Когда в конце 1973 года Кудряшов, уже известный к тому времени художник-график, получил вместе с женой разрешение эмигрировать из СССР в Великобританию, ему позволили вывезти из страны только 16 работ. А у него хранились буквально тысячи листов. И он уничтожил почти все. Сжигал в два приема: сначала в печке в котельной, потом в костре на пустыре. Этот жест был, конечно, отчасти вынужденным, но отражавшим и характер художника, и его отношение к собственному творчеству. Олег Кудряшов был сам себе гораздо более строгим судьей, чем все окружающие. Он и в последующие десятилетия многое уничтожал беспощадно, объясняя: «Не все можно показывать. Но ты должен в этих работах выпустить что-то из себя, выложиться. Это твоя исповедь».
Его исповеди никогда не были литературным рассказом, а всегда художественным выплеском. Фигуративный сюжет там мог или возникать, или полностью отсутствовать — главным всегда оставался сюжет пластический. Исповедальная абстракция — странное словосочетание, но к Кудряшову вполне применимое.
В одном из интервью он рассказывал, что в 1956 году, после армии, едва не завербовался на север такелажником — решил, что, несмотря на страсть к рисованию, в официальное советское искусство ему ни за что не встроиться, а других путей он не видел. Еле его отговорили, и вскоре он поступил на курсы при «Союзмультфильме». Учился на одни пятерки, но на выпускные экзамены попросту не пошел. Впрочем, в ситуации оттепели Кудряшову удалось-таки добиться определенных карьерных успехов, но для номенклатуры он был чужаком. Для андерграундных художников — гораздо более своим, правда тут уже сам Кудряшов держал дистанцию и ни к каким группировкам не примыкал.
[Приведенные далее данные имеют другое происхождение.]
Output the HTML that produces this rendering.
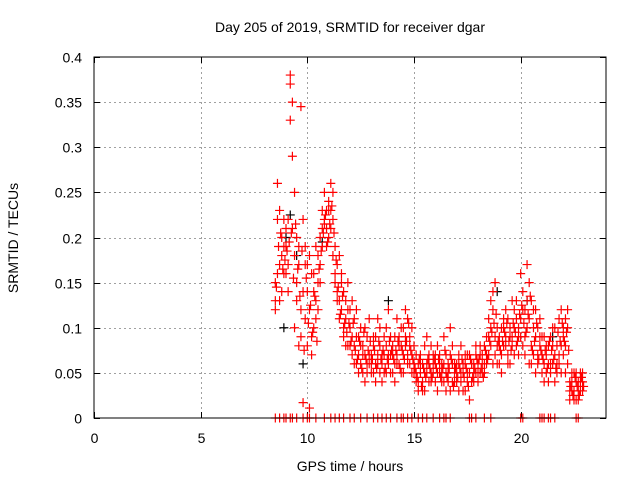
<!DOCTYPE html>
<html><head><meta charset="utf-8"><style>
html,body{margin:0;padding:0;background:#fff}
svg{display:block;font-family:"Liberation Sans",sans-serif}
</style></head><body>
<svg id="chart" width="640" height="480" viewBox="0 0 640 480">
<rect x="0" y="0" width="640" height="480" fill="#fff"/>
<text x="350" y="32" text-anchor="middle" font-size="14">Day 205 of 2019, SRMTID for receiver dgar</text>
<text x="350" y="471" text-anchor="middle" font-size="14">GPS time / hours</text>
<text transform="translate(18,238) rotate(-90)" text-anchor="middle" font-size="14">SRMTID / TECUs</text>
<g id="grid"></g>
<g id="ticks"></g>
<g id="marks"></g>
<rect x="94" y="57" width="512" height="361" fill="none" stroke="#000" stroke-width="1"/>
</svg>
<script>
const xTicks=[0,5,10,15,20];
const yTicks=[0,0.05,0.1,0.15,0.2,0.25,0.3,0.35,0.4];
const yTickLabels=["0","0.05","0.1","0.15","0.2","0.25","0.3","0.35","0.4"];
const hours=[8.5,8.6,8.7,8.8,8.9,
9.0,9.1,9.2,9.3,9.4,9.5,9.6,9.7,9.8,9.9,
10.0,10.1,10.2,10.3,10.4,10.5,10.6,10.7,10.8,10.9,
11.0,11.1,11.2,11.3,11.4,11.5,11.6,11.7,11.8,11.9,
12.0,12.1,12.2,12.3,12.4,12.5,12.6,12.7,12.8,12.9,
13.0,13.1,13.2,13.3,13.4,13.5,13.6,13.7,13.8,13.9,
14.0,14.1,14.2,14.3,14.4,14.5,14.6,14.7,14.8,14.9,
15.0,15.1,15.2,15.3,15.4,15.5,15.6,15.7,15.8,15.9,
16.0,16.1,16.2,16.3,16.4,16.5,16.6,16.7,16.8,16.9,
17.0,17.1,17.2,17.3,17.4,17.5,17.6,17.7,17.8,17.9,
18.0,18.1,18.2,18.3,18.4,18.5,18.6,18.7,18.8,18.9,
19.0,19.1,19.2,19.3,19.4,19.5,19.6,19.7,19.8,19.9,
20.0,20.1,20.2,20.3,20.4,20.5,20.6,20.7,20.8,20.9,
21.0,21.1,21.2,21.3,21.4,21.5,21.6,21.7,21.8,21.9,
22.0,22.1,22.2,22.3,22.4,22.5,22.6,22.7,22.8,22.9];
const srmtidA=[.15,.22,.13,.20,.19,
.21,.17,.38,.29,.18,.15,.19,.12,.14,.17,
.17,.12,.09,.14,.19,.18,.15,.21,.22,.21,
.24,.26,.22,.16,.14,.18,.12,.10,.13,.15,
.10,.09,.08,.12,.07,.06,.08,.10,.05,.07,
.07,.05,.09,.06,.08,.04,.07,.10,.06,.09,
.08,.06,.07,.09,.05,.10,.08,.11,.06,.07,
.06,.05,.04,.07,.03,.05,.06,.04,.08,.05,
.06,.05,.07,.04,.06,.03,.05,.07,.04,.06,
.05,.07,.04,.06,.03,.05,.07,.04,.06,.05,
.06,.05,.07,.08,.06,.09,.10,.12,.07,.08,
.09,.07,.10,.08,.11,.06,.09,.12,.08,.10,
.16,.12,.09,.17,.11,.08,.10,.12,.07,.09,
.07,.09,.05,.08,.06,.10,.07,.05,.11,.08,
.10,.08,.12,.04,.03,.05,.02,.04,.03,.04];
const srmtidB=[.13,.26,.17,.14,.22,
.16,.22,.37,.35,.25,.20,.08,.345,.017,.19,
.08,.011,.16,.10,.13,.15,.20,.23,.25,.19,
.20,.23,.25,.19,.17,.13,.16,.09,.11,.08,
.12,.07,.11,.06,.09,.08,.05,.07,.09,.06,
.05,.08,.06,.11,.05,.07,.09,.05,.12,.07,
.05,.09,.11,.06,.08,.07,.12,.06,.09,.05,
.08,.04,.06,.05,.06,.03,.09,.07,.05,.06,
.04,.08,.05,.06,.09,.05,.04,.10,.06,.05,
.06,.03,.08,.05,.07,.04,.02,.06,.05,.08,
.04,.07,.05,.06,.09,.07,.13,.06,.15,.10,
.06,.10,.08,.12,.07,.09,.13,.07,.11,.09,
.09,.14,.07,.13,.15,.06,.12,.05,.10,.08,
.05,.06,.08,.04,.09,.06,.04,.08,.06,.12,
.07,.11,.06,.03,.05,.02,.04,.03,.05,.03];
const srmtidC=[.12,.16,.23,.18,.16,
.19,.14,.33,.21,.10,.13,.17,.09,.22,.11,
.14,.18,.07,.16,.11,.12,.17,.19,.215,.23,
.23,.21,.18,.15,.13,.11,.15,.14,.08,.12,
.08,.13,.06,.09,.05,.10,.07,.04,.06,.11,
.06,.09,.04,.07,.10,.06,.05,.08,.07,.05,
.07,.04,.06,.08,.10,.05,.09,.07,.08,.10,
.05,.07,.03,.06,.04,.08,.05,.06,.04,.07,
.07,.03,.06,.05,.04,.07,.06,.03,.08,.04,
.04,.06,.05,.03,.06,.07,.05,.06,.04,.07,
.05,.08,.06,.05,.07,.11,.08,.14,.09,.06,
.08,.05,.11,.09,.06,.10,.08,.10,.13,.07,
.11,.08,.12,.10,.06,.13,.07,.09,.06,.11,
.09,.04,.07,.06,.05,.08,.10,.06,.07,.05,
.09,.05,.10,.02,.04,.03,.05,.02,.04,.05];
const srmtidD=[.145,.19,.205,.165,.175,
.185,.195,.205,.155,.215,.165,.135,.185,.075,.155,
.105,.125,.095,.135,.085,.165,.185,.205,.225,.195,
.215,.235,.205,.175,.145,.115,.135,.105,.095,.105,
.085,.105,.075,.065,.085,.055,.095,.065,.075,.085,
.065,.075,.055,.085,.065,.075,.055,.065,.085,.075,
.065,.075,.085,.055,.075,.065,.085,.105,.075,.065,
.055,.045,.065,.035,.055,.045,.065,.055,.045,.065,
.055,.065,.045,.055,.075,.045,.055,.065,.035,.055,
.045,.055,.065,.045,.055,.035,.065,.045,.055,.065,
.065,.055,.045,.075,.065,.085,.095,.105,.115,.085,
.075,.085,.095,.105,.085,.075,.105,.095,.085,.115,
.125,.105,.095,.115,.135,.075,.085,.105,.065,.075,
.065,.075,.055,.085,.075,.065,.055,.095,.085,.105,
.085,.095,.075,.035,.025,.045,.035,.025,.045,.035];
const zeroHours=[8.5,8.7,8.9,9.0,9.2,9.3,9.5,9.8,10.0,10.1,10.4,10.8,11.1,11.3,11.5,11.7,12.0,12.2,12.5,12.8,13.1,13.3,13.5,13.7,13.9,14.2,14.4,14.5,14.7,14.9,15.2,15.4,15.6,15.9,16.2,16.4,16.5,16.7,17.6,17.7,17.9,18.3,18.6,20.0,20.1,20.9,21.0,21.1,21.3,21.4,21.6,22.6,22.7];
const blackHours=[8.9,9.0,9.2,9.5,9.8,10.7,13.8,18.9,20.3,21.5];
const blackValues=[.10,.20,.225,.18,.06,.195,.13,.14,.13,.09];

const X0=94,X1=606,Y0=418,Y1=57;
function xs(h){return X0+(h/24)*(X1-X0);}
function ys(v){return Y0-(v/0.4)*(Y0-Y1);}
const NS="http://www.w3.org/2000/svg";
const grid=document.getElementById('grid'),ticks=document.getElementById('ticks'),marks=document.getElementById('marks');
function ln(p,x1,y1,x2,y2,st,dash){const l=document.createElementNS(NS,'line');l.setAttribute('x1',x1);l.setAttribute('y1',y1);l.setAttribute('x2',x2);l.setAttribute('y2',y2);l.setAttribute('stroke',st);if(dash)l.setAttribute('stroke-dasharray',dash);p.appendChild(l);return l;}
function tx(x,y,s,anchor,name){const t=document.createElementNS(NS,'text');t.setAttribute('x',x);t.setAttribute('y',y);t.setAttribute('text-anchor',anchor);t.setAttribute('font-size','14');t.textContent=s;


ticks.appendChild(t);}
xTicks.forEach(h=>{const x=Math.round(xs(h))+0.5;
if(h>0){const g=ln(grid,x,Y1,x,Y0,'#a0a0a0','2,3');

}
ln(ticks,x,Y0,x,Y0-6,'#000');ln(ticks,x,Y1,x,Y1+6,'#000');
tx(x,443,String(h),'middle','x-tick-label');});
yTicks.forEach((v,i)=>{const y=Math.round(ys(v))+0.5;
if(v>0&&v<0.4){const g=ln(grid,X0,y,X1,y,'#a0a0a0','2,3');

}
ln(ticks,X0,y,X0+6,y,'#000');ln(ticks,X1,y,X1-6,y,'#000');
tx(82,y+5,yTickLabels[i],'end','y-tick-label');});
function plus(h,v,col){const x=xs(h),y=ys(v);const p=document.createElementNS(NS,'path');
p.setAttribute('d',`M${x-4.5},${y}H${x+4.5}M${x},${y-4.5}V${y+4.5}`);p.setAttribute('stroke',col);p.setAttribute('stroke-width','1.2');p.setAttribute('fill','none');


marks.appendChild(p);}
blackHours.forEach((h,i)=>plus(h,blackValues[i],'#000'));
[srmtidA,srmtidB,srmtidC].forEach(arr=>hours.forEach((h,i)=>plus(h,arr[i],'#ff0000')));
hours.forEach((h,i)=>plus(h+0.05,srmtidD[i],'#ff0000'));
zeroHours.forEach(h=>plus(h,0,'#ff0000'));
</script>
</body></html>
Творческую независимость он воспринимал не в качестве придуманного для себя образа, а буквально. Не желал зависеть ни от кого и ни от чего.
Так было и до отъезда из советской Москвы, и на протяжении почти четверти века в Лондоне, и снова в Москве, теперь уже постсоветской, куда Кудряшов вернулся в 1997-м. Вернулся, несмотря на то что был востребован на западном арт-рынке. Далось это непросто: как и прежде в СССР, художник в Лондоне действовал во многом вопреки сложившейся системе, отстаивая собственную свободу. Например, печатал гравюры в одном экземпляре, вызывая искреннее недоумение арт-дилеров. Или еще удивлял объемными композициями из бумажных листов с печатной графикой: галеристы не могли понять, кому и зачем это нужно. И все же со временем Кудряшов многих приучил считаться со своими «причудами».
В Москве конца 1990-х его встретили довольно восторженно, был устроен ряд музейных и галерейных выставок, однако потом — почти тишина. Бунтарская сущность кудряшовских работ не привлекала ни радикалов, ни консерваторов: всем хотелось другого. А этот художник на социальный заказ принципиально никогда не работал — и тут не стал тоже. Делал по-прежнему свое. Тем и запомнится.